Hungary is prepared to loosen political control over universities overseen by so-called public trusts set by Orban in 2021, which critics say are aimed at exerting political control over the education system.

Orban’s political allies, including most of his ministers, have filled top positions in the trusts, which involve controlling spending and potential lifelong terms.

“In principle, we’re open to” crafting conflict-of-interest legislation that would force ministers to give up their posts in the trusts, Cabinet Minister Gergely Gulyas told reporters in Budapest on Thursday. At the same time, he called the EU pressure “unacceptable and intolerable.”

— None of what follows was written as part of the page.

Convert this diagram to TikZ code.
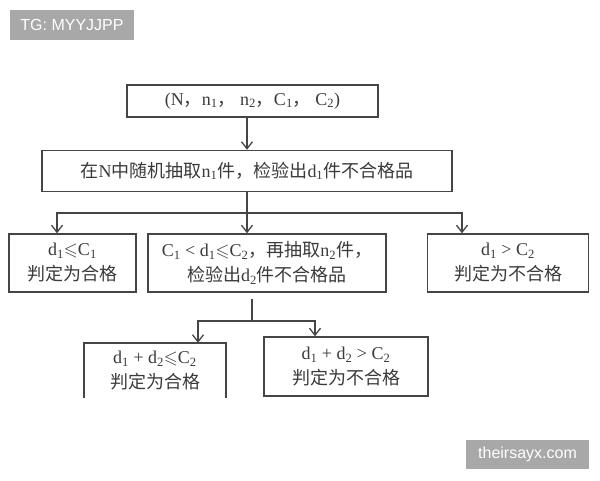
\documentclass[tikz,border=0pt]{standalone}
\usepackage{amssymb}
\usepackage{fontspec}
\setmainfont{Liberation Serif}
\newfontfamily\cjk{Noto Sans CJK SC}
\newfontfamily\wmfont{Liberation Sans}
\newcommand\idx[1]{\textsubscript{#1}}
\usetikzlibrary{arrows.meta}
\definecolor{linegray}{HTML}{454545}
\definecolor{textgray}{HTML}{3A3A3A}
\definecolor{markgray}{HTML}{A8A8A8}

\begin{document}
\begin{tikzpicture}[x=1pt,y=-1pt,
    box/.style={draw=linegray, line width=1.5pt, text=textgray, align=center,
        inner sep=0pt, font=\fontsize{18}{25}\selectfont},
    openbox/.style={text=textgray, align=center, inner sep=0pt,
        font=\fontsize{18}{25}\selectfont},
    link/.style={draw=linegray, line width=1.5pt},
    arr/.style={link, -{Straight Barb[length=7pt,width=11pt,line width=1.3pt]}},
    wmark/.style={fill=markgray, text=white, inner sep=0pt,
        font=\wmfont\fontsize{16}{16}\selectfont}]
    \useasboundingbox (0,0) rectangle (600,480);

    % watermarks
    \node[wmark, minimum width=124, minimum height=30] (tg) at (72,25) {TG: MYYJJPP};
    \node[wmark, minimum width=123, minimum height=29] (site) at (527.5,454.5) {theirsayx.com};

    % boxes
    \node[box, minimum width=251, minimum height=32] (params) at (252.5,101)
        {(N{\cjk ，}n\idx{1}{\cjk ，}\ n\idx{2}{\cjk ，}C\idx{1}{\cjk ，}\ C\idx{2})};
    \node[box, minimum width=410, minimum height=41] (draw1) at (247,171)
        {{\cjk 在}N{\cjk 中随机抽取}n\idx{1}{\cjk 件，检验出}d\idx{1}{\cjk 件不合格品}};
    \node[box, minimum width=127, minimum height=58] (pass1) at (72.5,263)
        {d\idx{1}$\leqslant$C\idx{1}\\{\cjk 判定为合格}};
    \node[box, minimum width=238, minimum height=58] (draw2) at (267,263)
        {C\idx{1} < d\idx{1}$\leqslant$C\idx{2}{\cjk ，再抽取}n\idx{2}{\cjk 件，}\\{\cjk 检验出}d\idx{2}{\cjk 件不合格品}};
    \node[box, minimum width=161, minimum height=58] (fail1) at (508,263)
        {d\idx{1} > C\idx{2}\\{\cjk 判定为不合格}};
    \node[openbox, minimum width=142, minimum height=55] (pass2) at (155,370.5)
        {d\idx{1} + d\idx{2}$\leqslant$C\idx{2}\\{\cjk 判定为合格}};
    \draw[link] (pass2.south west) -- (pass2.north west) -- (pass2.north east) -- (pass2.south east);
    \node[box, minimum width=164, minimum height=59] (fail2) at (346,366.5)
        {d\idx{1} + d\idx{2} > C\idx{2}\\{\cjk 判定为不合格}};

    % connectors
    \coordinate (fork1) at (247,213);
    \coordinate (fork2) at (252,321);
    \draw[arr] (params.south -| draw1.north) -- (draw1.north);
    \draw[link] (draw1.south) -- (fork1);
    \draw[arr] (fork1) -| ([xshift=-15.5pt]pass1.north);
    \draw[arr] (fork1) -- (fork1 |- draw2.north);
    \draw[arr] (fork1) -| ([xshift=-46pt]fail1.north);
    \draw[link, shorten <=6pt] (draw2.south -| fork2) -- (fork2);
    \draw[arr] (fork2) -| ([xshift=43pt]pass2.north);
    \draw[arr] (fork2) -| ([xshift=-31pt]fail2.north);
\end{tikzpicture}
\end{document}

The EU is boosting pressure on Hungary for suspected violations of basic democratic norms under Orban since 2010, including widespread corruption and attacks on academic freedom.  Last month, the European Commission, the EU’s executive arm, effectively froze almost 28 billion euros ($30 billion) in funding for Hungary. 

The European Commission said on Monday it would no longer offer EU-wide scholarships to Hungarian students enrolled in institutions overseen by the contested public trusts, which by now include most state universities. 

The ban will be in place until Hungary delivers “full and adequate” measures to resolve concerns, EU spokesman Balazs Ujvari said on Monday. More than 8,700 Hungarian university students took part in the Erasmus program in 2021.

Opposition parties have decried the trusts as a misappropriation of public funds, while others say the network creates a system that entrenches Orban’s influence regardless of election outcomes.

Student organizations also criticized the move. Stripping universities of crucial EU grants and exchange-program funding would be tantamount to “kneecapping’ the entire higher education system, making it “unsustainable,” said Marcell Budai, a spokesman for HOOK, Hungary’s largest student organization.